Designing Invariant and Equivariant Neural Networks
Yaron Lipman  1  
1 : Weizmann Institute

 Many tasks in machine learning (ML) require learning functions that are invariant or equivariant with respect

to symmetric transformations of the data. For example, graph classification is invariant to permutations of its

nodes, while recognizing the shape of a point cloud is invariant to both permutation and Euclidean motion of its

points. Designing parameteric models (i.e., neural networks) that are by construction invariant or equivariant to

symmetries of the data has been proven successful in many ML tasks involving data such as images, sets and

point-clouds, and graphs. In designing invariant/equivariant neural network model there are few factors that

should be taken into account: (i) The expressive/approximation power of the model; (ii) the computational and

memory complexity of the model; (iii) the model's practical performance (inductive bias).

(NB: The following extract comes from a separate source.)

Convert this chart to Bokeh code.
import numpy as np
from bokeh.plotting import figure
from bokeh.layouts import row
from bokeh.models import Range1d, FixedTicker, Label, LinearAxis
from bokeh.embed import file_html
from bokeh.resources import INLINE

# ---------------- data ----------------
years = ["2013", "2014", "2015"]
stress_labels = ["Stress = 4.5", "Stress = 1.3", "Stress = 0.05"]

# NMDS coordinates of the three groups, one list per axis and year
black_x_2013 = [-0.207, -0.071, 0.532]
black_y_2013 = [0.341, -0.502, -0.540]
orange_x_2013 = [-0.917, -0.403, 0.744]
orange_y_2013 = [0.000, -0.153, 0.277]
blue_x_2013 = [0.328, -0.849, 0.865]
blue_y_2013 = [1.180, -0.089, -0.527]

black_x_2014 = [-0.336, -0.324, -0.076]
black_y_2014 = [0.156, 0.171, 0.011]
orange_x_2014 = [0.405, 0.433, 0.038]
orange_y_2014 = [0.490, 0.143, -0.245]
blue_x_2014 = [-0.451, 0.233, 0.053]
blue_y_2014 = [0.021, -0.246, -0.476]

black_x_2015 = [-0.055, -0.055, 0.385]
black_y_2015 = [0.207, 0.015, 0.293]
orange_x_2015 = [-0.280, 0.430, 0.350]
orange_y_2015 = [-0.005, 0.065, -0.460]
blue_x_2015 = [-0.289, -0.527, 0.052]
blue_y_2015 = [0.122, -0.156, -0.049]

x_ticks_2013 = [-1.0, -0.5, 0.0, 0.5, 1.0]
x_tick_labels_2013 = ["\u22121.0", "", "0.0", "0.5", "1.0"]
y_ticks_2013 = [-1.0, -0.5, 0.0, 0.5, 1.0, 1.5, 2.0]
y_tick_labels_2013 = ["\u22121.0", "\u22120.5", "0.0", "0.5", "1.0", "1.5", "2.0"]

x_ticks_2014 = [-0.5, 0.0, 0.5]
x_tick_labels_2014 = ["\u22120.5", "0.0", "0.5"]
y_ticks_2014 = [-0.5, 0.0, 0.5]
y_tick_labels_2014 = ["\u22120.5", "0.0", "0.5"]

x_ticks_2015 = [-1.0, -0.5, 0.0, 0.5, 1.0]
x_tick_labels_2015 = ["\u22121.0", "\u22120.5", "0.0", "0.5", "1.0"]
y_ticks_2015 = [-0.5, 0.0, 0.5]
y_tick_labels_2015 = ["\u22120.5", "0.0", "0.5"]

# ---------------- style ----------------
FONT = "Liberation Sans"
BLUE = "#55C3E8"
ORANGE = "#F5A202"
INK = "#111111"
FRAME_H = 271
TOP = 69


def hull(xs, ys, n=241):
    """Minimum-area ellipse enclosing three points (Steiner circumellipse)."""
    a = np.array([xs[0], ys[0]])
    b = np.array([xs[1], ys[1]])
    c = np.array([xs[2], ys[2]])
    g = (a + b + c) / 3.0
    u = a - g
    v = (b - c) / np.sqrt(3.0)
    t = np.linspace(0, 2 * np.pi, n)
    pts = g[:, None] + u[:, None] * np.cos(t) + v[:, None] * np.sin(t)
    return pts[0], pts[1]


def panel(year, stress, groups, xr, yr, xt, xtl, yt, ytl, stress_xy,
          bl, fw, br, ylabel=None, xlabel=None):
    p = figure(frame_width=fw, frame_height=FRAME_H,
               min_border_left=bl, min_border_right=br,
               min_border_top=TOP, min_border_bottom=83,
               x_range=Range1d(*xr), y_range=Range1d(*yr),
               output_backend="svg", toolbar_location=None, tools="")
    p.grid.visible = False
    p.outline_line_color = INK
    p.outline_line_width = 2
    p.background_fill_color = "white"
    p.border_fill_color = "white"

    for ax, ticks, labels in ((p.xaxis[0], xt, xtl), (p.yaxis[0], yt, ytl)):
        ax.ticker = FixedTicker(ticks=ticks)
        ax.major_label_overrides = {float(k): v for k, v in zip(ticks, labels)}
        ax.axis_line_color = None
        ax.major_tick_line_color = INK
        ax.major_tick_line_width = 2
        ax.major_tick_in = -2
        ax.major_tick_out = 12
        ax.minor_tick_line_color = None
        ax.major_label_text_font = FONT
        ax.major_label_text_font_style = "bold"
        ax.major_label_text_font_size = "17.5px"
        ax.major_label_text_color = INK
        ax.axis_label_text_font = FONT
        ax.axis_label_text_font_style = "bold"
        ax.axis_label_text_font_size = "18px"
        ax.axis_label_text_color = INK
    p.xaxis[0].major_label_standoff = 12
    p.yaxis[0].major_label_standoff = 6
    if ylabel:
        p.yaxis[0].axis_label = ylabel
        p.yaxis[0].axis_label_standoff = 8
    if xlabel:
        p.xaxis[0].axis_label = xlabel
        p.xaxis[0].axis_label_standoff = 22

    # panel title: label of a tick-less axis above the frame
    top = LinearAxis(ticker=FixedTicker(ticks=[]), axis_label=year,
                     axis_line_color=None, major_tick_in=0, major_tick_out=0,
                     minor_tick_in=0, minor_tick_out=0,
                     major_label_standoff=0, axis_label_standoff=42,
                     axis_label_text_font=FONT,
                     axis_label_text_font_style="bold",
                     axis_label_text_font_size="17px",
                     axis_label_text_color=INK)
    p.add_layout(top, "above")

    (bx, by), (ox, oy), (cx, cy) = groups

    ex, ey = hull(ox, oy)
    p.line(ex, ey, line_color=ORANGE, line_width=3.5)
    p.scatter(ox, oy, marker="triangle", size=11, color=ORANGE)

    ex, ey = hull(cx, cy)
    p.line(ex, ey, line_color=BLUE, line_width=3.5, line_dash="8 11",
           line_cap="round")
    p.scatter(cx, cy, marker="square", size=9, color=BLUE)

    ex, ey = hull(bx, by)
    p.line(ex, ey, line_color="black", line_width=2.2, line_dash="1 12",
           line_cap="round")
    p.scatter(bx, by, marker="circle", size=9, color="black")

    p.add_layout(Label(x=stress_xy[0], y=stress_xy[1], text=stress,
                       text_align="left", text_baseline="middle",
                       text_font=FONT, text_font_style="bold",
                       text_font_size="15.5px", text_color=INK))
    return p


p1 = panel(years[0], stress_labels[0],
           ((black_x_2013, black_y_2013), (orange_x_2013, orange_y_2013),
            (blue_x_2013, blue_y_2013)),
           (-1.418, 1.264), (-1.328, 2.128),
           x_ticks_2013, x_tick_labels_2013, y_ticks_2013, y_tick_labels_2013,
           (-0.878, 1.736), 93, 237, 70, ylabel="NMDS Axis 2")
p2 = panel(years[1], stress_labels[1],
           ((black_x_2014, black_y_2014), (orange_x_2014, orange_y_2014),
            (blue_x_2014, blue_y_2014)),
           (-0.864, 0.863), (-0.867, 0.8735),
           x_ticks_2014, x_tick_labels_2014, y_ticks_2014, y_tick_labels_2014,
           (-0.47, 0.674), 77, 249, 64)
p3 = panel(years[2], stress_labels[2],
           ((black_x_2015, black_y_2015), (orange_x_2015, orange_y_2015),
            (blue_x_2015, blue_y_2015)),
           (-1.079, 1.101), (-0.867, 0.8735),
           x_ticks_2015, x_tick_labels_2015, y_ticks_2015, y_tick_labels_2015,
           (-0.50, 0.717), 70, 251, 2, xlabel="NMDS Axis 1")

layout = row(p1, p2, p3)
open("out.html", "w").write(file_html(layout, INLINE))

In this talk I will review two methodologies for designing invariant/equivariant networks: The intrinsic

method , and the extrinsic method . The intrinsic method first characterizes invariant/equivariant primitive

functions, such as linear transformations, and then composes these with non-linear activations to build the

final parametric model. Extrinsic methods, on the other hand, apply symmetrization to general parametric

functions. In the talk I will review some earlier works in this space, and provide an in-depth description of

Frame Averaging , a recent symmetrization approach, that in some cases allows designing efficient and maximally

expressive invariant/equivariant models.